Euro zone inflation jumps to 3% as economic growth almost stalls

Euro zone inflation jumps to 3% as economic growth almost stalls


Fuel prices are displayed at a service station in Paris showing high gasoline and diesel costs due to the war in Iran, on April 8, 2026.

Stephane Mouchmouche | Afp | Getty Images

The euro zone economy expanded by a meager 0.1% in the first quarter of the year, preliminary data showed on Thursday, as the Iran war hampers growth in the region and inflation pressures intensify.

The print came as flash data showed consumer prices in the single currency area are creeping higher, with inflation jumping to 3% in April, up from 2.6% in the twelve months to March and from 1.9% the month before that.

The data prints come ahead of the European Central Bank’s next monetary policy decision on Thursday, with the bank’s governing council widely expected to hold its benchmark interest rate at 2% as it gauges how inflationary pressures caused by the Iran war, particularly fuel price rises, play out.

Energy costs drove the latest inflation print higher, statistics agency Eurostat said, up 10.9% compared with 5.1% in March. The region’s inflation rate has now leapt above the central bank’s 2% target, putting pressure on policymakers to consider interest rate hikes.

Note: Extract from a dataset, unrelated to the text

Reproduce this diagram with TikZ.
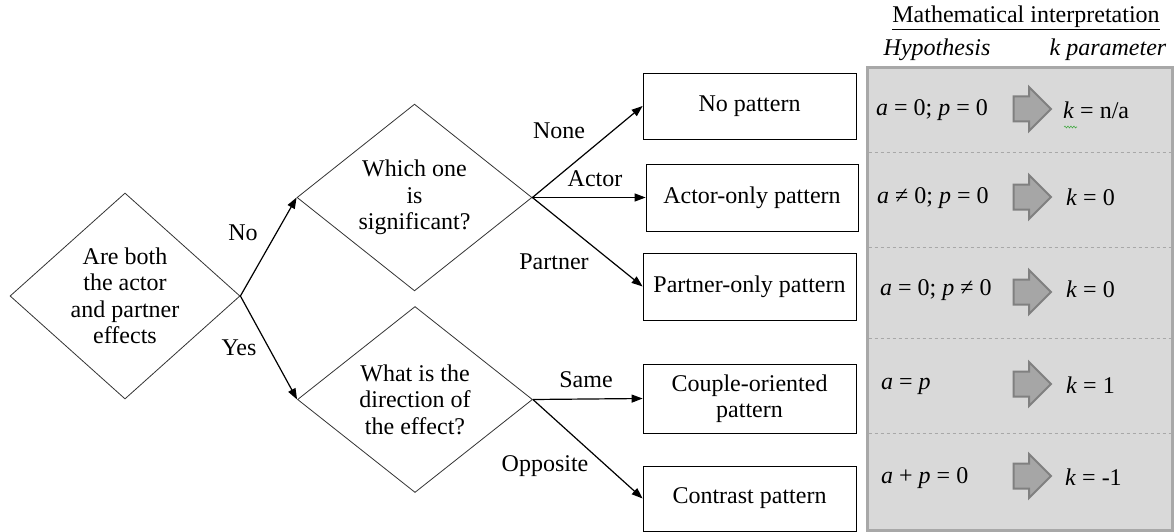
\documentclass[tikz,border=0pt]{standalone}
\usepackage{fontspec}
\setmainfont{Liberation Serif}
\usepackage{xcolor}
\definecolor{panel}{RGB}{217,217,217}
\definecolor{panelline}{RGB}{168,168,168}
\definecolor{blockfill}{RGB}{166,166,166}
\definecolor{blockline}{RGB}{128,128,128}
\definecolor{spell}{RGB}{70,170,70}
\tikzset{
  every node/.style={
    font=\fontsize{24}{26.5}\selectfont, text=black
  }
}
\usetikzlibrary{shapes.geometric}
\usetikzlibrary{shapes.arrows}
\usetikzlibrary{arrows.meta}
\usetikzlibrary{decorations.pathmorphing}

\begin{document}
\begin{tikzpicture}[x=1pt, y=-1pt,
    question/.style={diamond, draw=black!80, line width=.8pt, align=center,
      inner sep=0pt, minimum width=235pt, minimum height=186pt},
    outcome/.style={draw, line width=.8pt, align=center,
      minimum width=213pt, minimum height=67pt, inner sep=2pt},
    flow/.style={-{Triangle[length=11pt,width=8pt]}, line width=1.2pt},
    fat/.style={single arrow, fill=blockfill, draw=blockline, line width=2pt,
      minimum height=37pt, minimum width=42pt, inner sep=11.5pt,
      single arrow head extend=9.5pt},
    sep/.style={draw=panelline, dashed, line width=.8pt}]
    \useasboundingbox (0,0) rectangle (1174,532);

    % decisions
    \node[question, minimum width=230pt, minimum height=206pt] (both) at (125,296)
      {Are both\\the actor\\and partner\\effects};
    \node[question] (which) at (414.5,197.5) {Which one\\is\\significant?};
    \node[question] (dir) at (415,399.5) {What is the\\direction of\\the effect?};

    % outcomes
    \node[outcome, minimum height=66pt] (np) at (749.5,106) {No pattern};
    \node[outcome, minimum width=212pt] (ap) at (752,197.5) {Actor-only pattern};
    \node[outcome] (pp) at (749.5,286.5) {Partner-only pattern};
    \node[outcome, minimum height=69pt] (cp) at (749.5,398.5) {Couple-oriented\\pattern};
    \node[outcome, minimum height=65pt] (ctp) at (749.5,498.5) {Contrast pattern};

    \draw [flow] (both.east) -- (which.west);
    \draw [flow] (both.east) -- (dir.west);
    \draw [flow] (which.east) -- (np.west);
    \draw [flow] (which.east) -- (ap.west);
    \draw [flow] (which.east) -- (pp.west);
    \draw [flow] (dir.east) -- (cp.west);
    \draw [flow] (dir.east) -- (ctp.west);

    \node (lno) at (243,233) {No};
    \node (lyes) at (239,348) {Yes};
    \node (lnone) at (559,131) {None};
    \node (lactor) at (595,179) {Actor};
    \node (lpartner) at (554,262) {Partner};
    \node (lsame) at (586,380) {Same};
    \node (lopp) at (545,466) {Opposite};

    % interpretation panel
    \draw [fill=panel, draw=panelline, line width=3pt] (867,68) rectangle (1172.5,530.5);
    \draw [sep] (868.5,152) -- (1171,152);
    \draw [sep] (868.5,247) -- (1171,247);
    \draw [sep] (868.5,338) -- (1171,338);
    \draw [sep] (868.5,433) -- (1171,433);

    \node (title) at (1026,18) {\underline{Mathematical interpretation}};
    \node (hyp) at (937,50) {\textit{Hypothesis}};
    \node (kpar) at (1108,50) {\textit{k parameter}};

    \node[anchor=west, inner sep=0pt] (h1) at (876,110) {\textit{a} = 0; \textit{p} = 0};
    \node[anchor=west, inner sep=0pt] (h2) at (877,198) {\textit{a} ≠ 0; \textit{p} = 0};
    \node[anchor=west, inner sep=0pt] (h3) at (880,290) {\textit{a} = 0; \textit{p} ≠ 0};
    \node[anchor=west, inner sep=0pt] (h4) at (881,386) {\textit{a} = \textit{p}};
    \node[anchor=west, inner sep=0pt] (h5) at (881,478) {\textit{a} + \textit{p} = 0};

    \node[fat] (f1) at (1026,109) {};
    \node[fat] (f2) at (1026,197) {};
    \node[fat] (f3) at (1026,292) {};
    \node[fat] (f4) at (1026,384) {};
    \node[fat] (f5) at (1026,476) {};

    \node[anchor=west, inner sep=0pt] (k1) at (1063,110) {\textit{k} = n/a};
    \node[anchor=west, inner sep=0pt] (k2) at (1066,197) {\textit{k} = 0};
    \node[anchor=west, inner sep=0pt] (k3) at (1066,289) {\textit{k} = 0};
    \node[anchor=west, inner sep=0pt] (k4) at (1066,385) {\textit{k} = 1};
    \node[anchor=west, inner sep=0pt] (k5) at (1065,477) {\textit{k} = -1};

    \draw [spell, line width=.6pt, decorate,
      decoration={snake, amplitude=.9pt, segment length=3pt}] (1064,127) -- (1077,127);
\end{tikzpicture}
\end{document}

Economists fear Europe could be facing a period of “stagflation” — low growth, rising inflation and unemployment — as the war prompts a global energy crunch, price rises and dents business and consumer confidence.

Problematically for the ECB, however, efforts to control inflation via interest rate hikes could weigh further on economic activity and consumer confidence. The principal source of current inflationary pressure — higher energy price rises due to the Iran war — is also beyond the bank’s control.

One silver lining for ECB policymakers is that core inflation, which strips out more volatile food and energy prices, cooled to 2.2% in April from 2.3% the month before. This signals that dreaded “second-round effects” caused by the inflation surge are yet to emerge.

Second-round effects refer to the more indirect consequences of sudden inflation shocks, such as workers seeking higher wages and firms raising prices, which can lead to an upward inflationary spiral. Such effects often prove “stickier” and harder for central bankers to quell with monetary policy decisions.

“At the very least, this confirms short-term risks to core inflation are contained and the data do not point to the need [for the ECB] to act fast. This aligns with our long-held view that the ECB will remain on hold in April and will want to keep all options on the table for the next meetings,” Morgan Stanley analysts noted in emailed analysis Thursday.